The edition of the I Ching ("Book of Changes") that Dr. Fleinhardt consults is volume 19 in the Bollingen Series, a line of books on Asian religion and philosophy published by Princeton University Press. It was translated from the original Chinese into German by Richard Wilhelm and rendered into English by Cory Baynes; the foreword was written by Dr. Carl Jung.
This is considered one of the most authoritative versions of the I Ching in English, although it is not the most popular one due to the fact that it is a straight translation and not a collection of pat answers.
The 64 hexagrams of the I Ching can be interpreted numerically in at least two different ways. First by the numbers assigned to the diagrams in the Book of Changes from 1 to 64 and second as a series of binary numbers ranging from 0-63. The binary interpretation can, in turn, be interpreted in two different ways depending on which type of line is interpreted as a 0 or a 1.
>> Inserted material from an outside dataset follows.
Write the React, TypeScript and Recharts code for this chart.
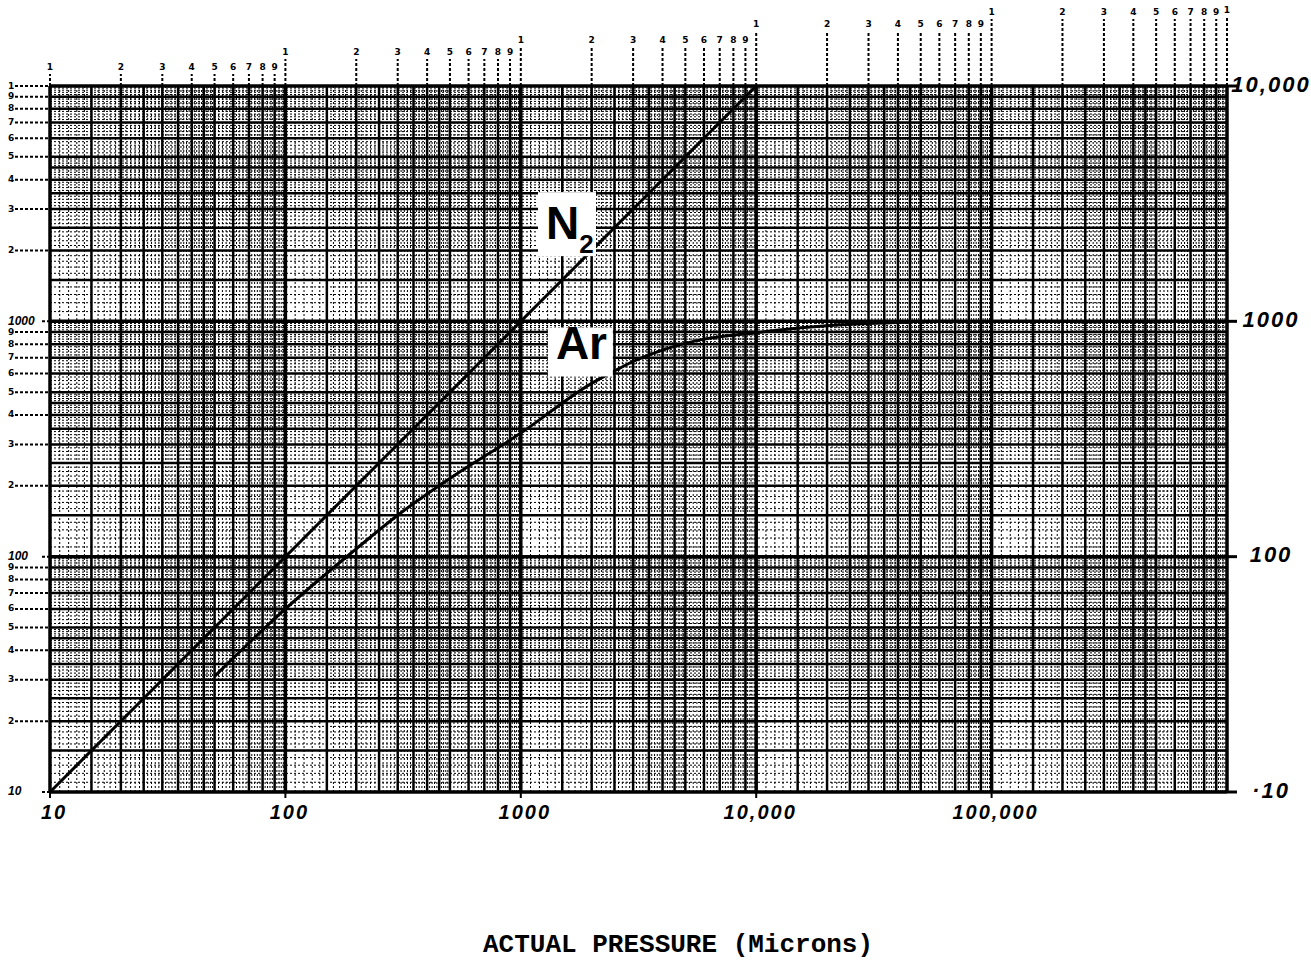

The I Ching is a Chinese oracle that uses hexagrams, figures composed of six lines of four types. They can be broken (-- --) or unbroken (-----), and each of those types can be fixed or changing. The lines are generated by random processes, with the traditional method using yarrow sticks and a more modern "quickie" method of tossing three coins. The result is one of sixty-four hexagrams which are interpreted according to the text accompanying each figure in the Book of Changes.